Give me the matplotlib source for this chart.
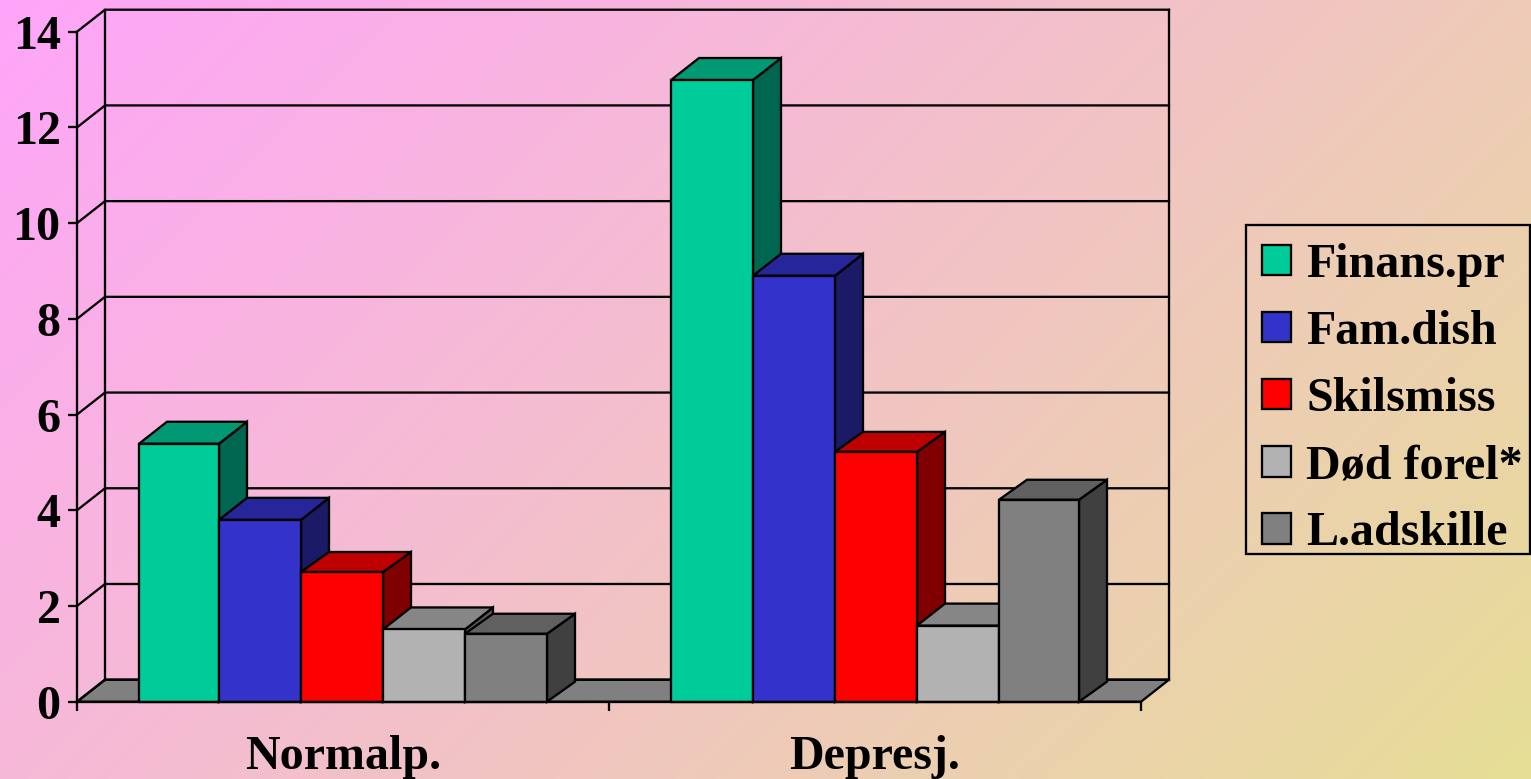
import numpy as np
import matplotlib
matplotlib.use("Agg")
import matplotlib.pyplot as plt
from matplotlib.patches import Polygon, Patch, Rectangle

categories = ["Normalp.", "Depresj."]
series_names = ["Finans.pr", "Fam.dish", "Skilsmiss", "Død forel*", "L.adskille"]
finans = [5.39, 12.99]
famdish = [3.80, 8.90]
skilsmiss = [2.71, 5.22]
dod_forel = [1.51, 1.59]
ladskille = [1.42, 4.22]
y_ticks = [0, 2, 4, 6, 8, 10, 12, 14]

front_colors = ["#00CC99", "#3333CC", "#FF0000", "#B2B2B2", "#808080"]
top_colors = ["#009973", "#26269A", "#BF0000", "#868686", "#606060"]
side_colors = ["#006650", "#1A1A66", "#800000", "#595959", "#404040"]

# bar edges inside a category, in pixels from the category's left edge
bar_edges_px = [[62, 142, 224, 306, 388, 470], [62, 144, 226, 308, 390, 470]]
bar_depth_px = [22, 22, 20, 22, 20]

W, H = 1531, 779
plt.rcParams["font.family"] = ["Liberation Serif", "DejaVu Serif"]
plt.rcParams["font.weight"] = "bold"
FS = 34.6
LW = 1.65

fig = plt.figure(figsize=(W / 100, H / 100), dpi=100)

# gradient background
bg = fig.add_axes([0, 0, 1, 1], zorder=0)
bg.axis("off")
gx, gy = np.meshgrid(np.linspace(0, 1, 300), np.linspace(0, 1, 200))
t = 0.66 * gx + 0.34 * gy
c0 = np.array([255, 165, 250]) / 255
c1 = np.array([230, 222, 150]) / 255
bg.imshow(c0[None, None, :] * (1 - t[..., None]) + c1[None, None, :] * t[..., None],
          extent=[0, 1, 1, 0], aspect="auto", interpolation="bilinear")

# front plane of the 3D box
x0, x1 = 77, 1141
y0, y14 = 701.7, 31.7
ax = fig.add_axes([x0 / W, 1 - y0 / H, (x1 - x0) / W, (y0 - y14) / H], zorder=1)
ax.patch.set_alpha(0)
n = len(categories)
ax.set_xlim(0, n)
ax.set_ylim(0, 14)
px_x = n / (x1 - x0)
px_y = 14 / (y0 - y14)
DX, DY = 28 * px_x, 22 * px_y

kw = dict(edgecolor="black", linewidth=LW, joinstyle="miter", clip_on=False)

# floor and walls
ax.add_patch(Polygon([(0, 0), (n, 0), (n + DX, DY), (DX, DY)], facecolor="#808080", zorder=1, **kw))
for v in y_ticks:
    ax.plot([0, DX, n + DX], [v, v + DY, v + DY], color="black", lw=LW,
            clip_on=False, zorder=1.5, solid_joinstyle="miter")
ax.plot([DX, DX], [DY, 14 + DY], color="black", lw=LW, clip_on=False, zorder=1.5)
ax.plot([n + DX, n + DX], [DY, 14 + DY], color="black", lw=LW, clip_on=False, zorder=1.5)

# bars
values = [finans, famdish, skilsmiss, dod_forel, ladskille]
z = 2
for c in range(n):
    for s, vals in enumerate(values):
        left = c + bar_edges_px[c][s] * px_x
        right = c + bar_edges_px[c][s + 1] * px_x
        dy = bar_depth_px[s] * px_y
        v = vals[c]
        ax.add_patch(Polygon([(right, 0), (right + DX, dy), (right + DX, v + dy), (right, v)],
                             facecolor=side_colors[s], zorder=z, **kw))
        ax.add_patch(Polygon([(left, v), (right, v), (right + DX, v + dy), (left + DX, v + dy)],
                             facecolor=top_colors[s], zorder=z, **kw))
        ax.bar(left, v, width=right - left, align="edge", color=front_colors[s],
               edgecolor="black", linewidth=LW, zorder=z, clip_on=False)
        z += 0.01

# axes
for side in ("top", "right"):
    ax.spines[side].set_visible(False)
for side in ("left", "bottom"):
    ax.spines[side].set_linewidth(LW)
    ax.spines[side].set_zorder(5)
ax.set_yticks(y_ticks)
ax.set_yticklabels([str(v) for v in y_ticks], fontsize=FS, fontweight="bold")
ax.set_xticks(range(n + 1))
ax.set_xticklabels([""] * (n + 1))
ax.tick_params(axis="both", length=6.5, width=LW, direction="out")
ax.tick_params(axis="y", pad=5.2)
for c, name in enumerate(categories):
    ax.annotate(name, xy=(c + 0.5, 0), xycoords=("data", "axes fraction"),
                xytext=(0, -67), textcoords="offset pixels", ha="center", va="baseline",
                fontsize=FS, fontweight="bold")

# legend: frame drawn separately because its padding is uneven in the reference
fig.add_artist(Rectangle((1246 / W, 1 - 554 / H), 284 / W, 329.3 / H, transform=fig.transFigure,
                         facecolor="none", edgecolor="black", linewidth=LW, zorder=3))
handles = [Patch(facecolor=fc, edgecolor="black", linewidth=LW) for fc in front_colors]
leg = ax.legend(handles, series_names, loc="upper left",
                bbox_to_anchor=(1262 / W, 1 - 243 / H), bbox_transform=fig.transFigure,
                fontsize=FS, frameon=False,
                handlelength=0.6, handleheight=0.6, handletextpad=0.32,
                labelspacing=0.48, borderpad=0, borderaxespad=0)

fig.savefig("out.png", dpi=100)
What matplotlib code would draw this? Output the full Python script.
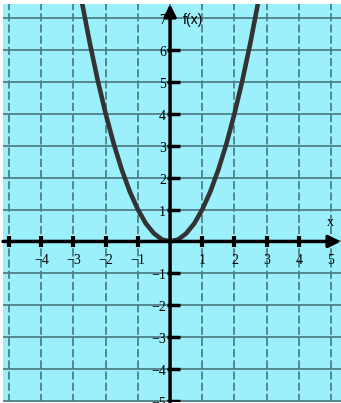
import matplotlib
matplotlib.use('Agg')
import matplotlib.pyplot as plt

# points of f(x) = x^2, read every quarter unit
curve_x = [-2.75, -2.5, -2.25, -2.0, -1.75, -1.5, -1.25, -1.0, -0.75, -0.5, -0.25, 0.0,
           0.25, 0.5, 0.75, 1.0, 1.25, 1.5, 1.75, 2.0, 2.25, 2.5, 2.75]
curve_y = [7.56, 6.25, 5.06, 4.0, 3.06, 2.25, 1.56, 1.0, 0.56, 0.25, 0.06, 0.0,
           0.06, 0.25, 0.56, 1.0, 1.56, 2.25, 3.06, 4.0, 5.06, 6.25, 7.56]

grid_x = [-5, -4, -3, -2, -1, 0, 1, 2, 3, 4, 5]
grid_y = [-5, -4, -3, -2, -1, 0, 1, 2, 3, 4, 5, 6, 7]
xtick_pos = [-5, -4, -3, -2, -1, 1, 2, 3, 4]
xlabel_pos = [-4, -3, -2, -1, 1, 2, 3, 4, 5]
ytick_pos = [-5, -4, -3, -2, -1, 1, 2, 3, 4, 5, 6]
ylabel_pos = [-5, -4, -3, -2, -1, 1, 2, 3, 4, 5, 6, 7]

bg = '#9bf0fc'
gridc = '#4e8088'

fig = plt.figure(figsize=(3.41, 4.03), dpi=100)
fig.patch.set_facecolor('white')
ax = fig.add_axes([3 / 341, 1 / 403, 338 / 341, 398 / 403])
ax.set_xlim(-5.19, 5.31)
ax.set_ylim(-5.03, 7.44)
ax.axis('off')
ax.add_patch(plt.Rectangle((0, 0), 1, 1, transform=ax.transAxes, color=bg, zorder=0))

# grid: solid horizontals, dashed verticals
for gy in grid_y:
    ax.axhline(gy, color=gridc, lw=1.3, zorder=1)
for gx in grid_x:
    ax.axvline(gx, color=gridc, lw=1.3, ls=(0, (4.5, 1.7)), zorder=1)

# axes with arrows
arrow = dict(arrowstyle='-|>', lw=2.5, color='black', mutation_scale=18,
             shrinkA=0, shrinkB=0)
ax.annotate('', xy=(5.31, 0), xytext=(-5.19, 0), arrowprops=arrow,
            annotation_clip=False, zorder=3)
ax.annotate('', xy=(0, 7.44), xytext=(0, -5.03), arrowprops=arrow,
            annotation_clip=False, zorder=3)

# tick bars
ax.vlines(xtick_pos, -0.16, 0.16, color='black', lw=3, zorder=3)
ax.hlines(ytick_pos, -0.1, 0.32, color='black', lw=2.5, zorder=3)

serif = 'Liberation Serif'
for v in xlabel_pos:
    ax.text(v, -0.6, str(v).replace('-', '\u2212'), ha='center', va='center',
            fontsize=10, family=serif, zorder=4)
for v in ylabel_pos:
    ax.text(-0.13, v - 0.08, str(v).replace('-', '\u2212'), ha='right', va='center',
            fontsize=10, family=serif, zorder=4)

ax.text(0.38, 6.93, 'f(x)', ha='left', va='center', fontsize=10,
        family='Liberation Sans', zorder=4)
ax.text(4.98, 0.6, 'x', ha='center', va='center', fontsize=10, family=serif, zorder=4)

ax.plot(curve_x, curve_y, color='#333333', lw=3.3, solid_joinstyle='round', zorder=2)

fig.savefig('out.png', dpi=100, facecolor='white')
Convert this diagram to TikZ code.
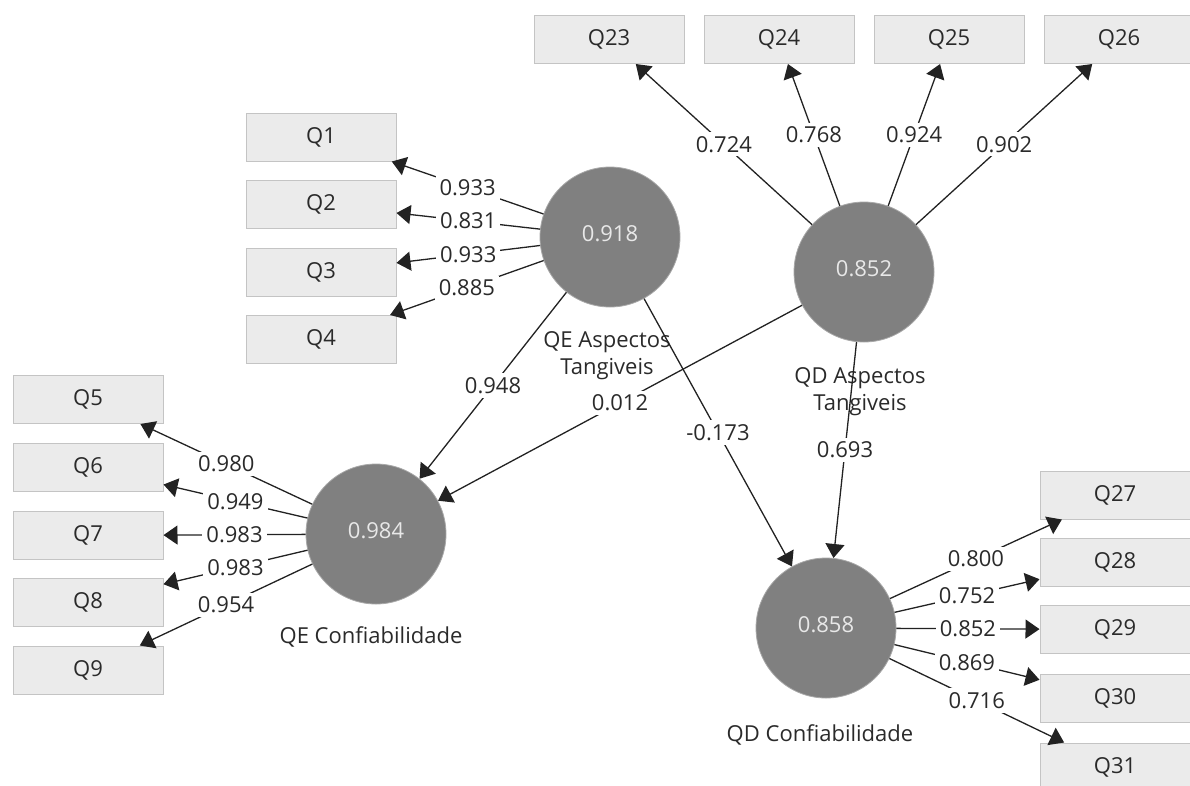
\documentclass[tikz,border=0pt]{standalone}
\usepackage{fontspec}
\setmainfont{Open Sans}
\usetikzlibrary{arrows.meta}
\definecolor{boxfill}{HTML}{EBEBEB}
\definecolor{boxborder}{HTML}{C4C4C4}
\definecolor{latfill}{HTML}{808080}
\definecolor{latborder}{HTML}{A8A8A8}
\definecolor{valtext}{HTML}{E8E8E8}
\definecolor{linecol}{HTML}{222222}
\definecolor{txtcol}{HTML}{2A2A2A}
\newcommand{\fsz}{\fontsize{22}{27}\selectfont}
\tikzset{
  ind/.style={draw=boxborder, line width=1pt, fill=boxfill, minimum width=150pt, minimum height=48pt, inner sep=0pt, font=\fsz, text=txtcol},
  lat/.style={circle, fill=latfill, draw=latborder, line width=0.8pt, minimum size=140pt, inner sep=0pt, font=\fsz, text=valtext},
  latname/.style={font=\fsz, text=txtcol, align=center, inner sep=0pt},
  wlbl/.style={fill=white, inner sep=4pt, font=\fsz, text=txtcol},
  arr/.style={-{Triangle[length=14pt,width=19pt]}, line width=1.3pt, draw=linecol},
}
\begin{document}
\begin{tikzpicture}[x=1pt,y=-1pt]
\useasboundingbox (0,0) rectangle (1190,785);
\clip (0,0) rectangle (1190,785);
% indicator boxes
\node[ind] (q1) at (321,137) {Q1};
\node[ind] (q2) at (321,204.5) {Q2};
\node[ind] (q3) at (321,272) {Q3};
\node[ind] (q4) at (321,339.5) {Q4};
\node[ind] (q5) at (88,399.5) {Q5};
\node[ind] (q6) at (88,467) {Q6};
\node[ind] (q7) at (88,535.5) {Q7};
\node[ind] (q8) at (88,602) {Q8};
\node[ind] (q9) at (88,670) {Q9};
\node[ind] (q23) at (609,39.5) {Q23};
\node[ind] (q24) at (779,39.5) {Q24};
\node[ind] (q25) at (949,39.5) {Q25};
\node[ind] (q26) at (1119,39.5) {Q26};
\node[ind] (q27) at (1115,495) {Q27};
\node[ind] (q28) at (1115,562) {Q28};
\node[ind] (q29) at (1115,629.5) {Q29};
\node[ind] (q30) at (1115,698) {Q30};
\node[ind] (q31) at (1115,767) {Q31};
% latent variables
\node[lat] (qea) at (610,237) {\raisebox{6pt}{0.918}};
\node[lat] (qda) at (864,272) {\raisebox{6pt}{0.852}};
\node[lat] (qec) at (376,534) {\raisebox{6pt}{0.984}};
\node[lat] (qdc) at (826,628) {\raisebox{6pt}{0.858}};
% latent names
\node[latname] (nqea) at (607,356) {QE Aspectos\\Tangiveis};
\node[latname] (nqda) at (860,392) {QD Aspectos\\Tangiveis};
\node[latname] (nqec) at (371,637) {QE Confiabilidade};
\node[latname] (nqdc) at (820,735) {QD Confiabilidade};
% outer loadings
\draw[arr] (qea) -- node[wlbl]{0.933} (q1);
\draw[arr] (qea) -- node[wlbl]{0.831} (q2);
\draw[arr] (qea) -- node[wlbl]{0.933} (q3);
\draw[arr] (qea) -- node[wlbl]{0.885} (q4);
\draw[arr] (qec) -- node[wlbl]{0.980} (q5);
\draw[arr] (qec) -- node[wlbl]{0.949} (q6);
\draw[arr] (qec) -- node[wlbl]{0.983} (q7);
\draw[arr] (qec) -- node[wlbl]{0.983} (q8);
\draw[arr] (qec) -- node[wlbl]{0.954} (q9);
\draw[arr] (qda) -- node[wlbl]{0.724} (q23);
\draw[arr] (qda) -- node[wlbl]{0.768} (q24);
\draw[arr] (qda) -- node[wlbl]{0.924} (q25);
\draw[arr] (qda) -- node[wlbl]{0.902} (q26);
\draw[arr] (qdc) -- node[wlbl]{0.800} (q27);
\draw[arr] (qdc) -- node[wlbl]{0.752} (q28);
\draw[arr] (qdc) -- node[wlbl]{0.852} (q29);
\draw[arr] (qdc) -- node[wlbl]{0.869} (q30);
\draw[arr] (qdc) -- node[wlbl]{0.716} (q31);
% path coefficients
\draw[arr] (qea) -- node[wlbl]{0.948} (qec);
\draw[arr] (qda) -- node[wlbl]{0.012} (qec);
\draw[arr] (qea) -- node[wlbl]{-0.173} (qdc);
\draw[arr] (qda) -- node[wlbl]{0.693} (qdc);
\end{tikzpicture}
\end{document}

● Aim of the exercise
Write out exactly the lines from the one that has "What matplotlib code" down to the one that has "0.06, 0.25, 0.56, 1.0, 1.56, 2.25, 3.06, 4.0, 5.06, 6.25, 7.56]", including both. Pictures stay out of the copy.

● The reply
What matplotlib code would draw this? Output the full Python script.
import matplotlib
matplotlib.use('Agg')
import matplotlib.pyplot as plt

# points of f(x) = x^2, read every quarter unit
curve_x = [-2.75, -2.5, -2.25, -2.0, -1.75, -1.5, -1.25, -1.0, -0.75, -0.5, -0.25, 0.0,
           0.25, 0.5, 0.75, 1.0, 1.25, 1.5, 1.75, 2.0, 2.25, 2.5, 2.75]
curve_y = [7.56, 6.25, 5.06, 4.0, 3.06, 2.25, 1.56, 1.0, 0.56, 0.25, 0.06, 0.0,
           0.06, 0.25, 0.56, 1.0, 1.56, 2.25, 3.06, 4.0, 5.06, 6.25, 7.56]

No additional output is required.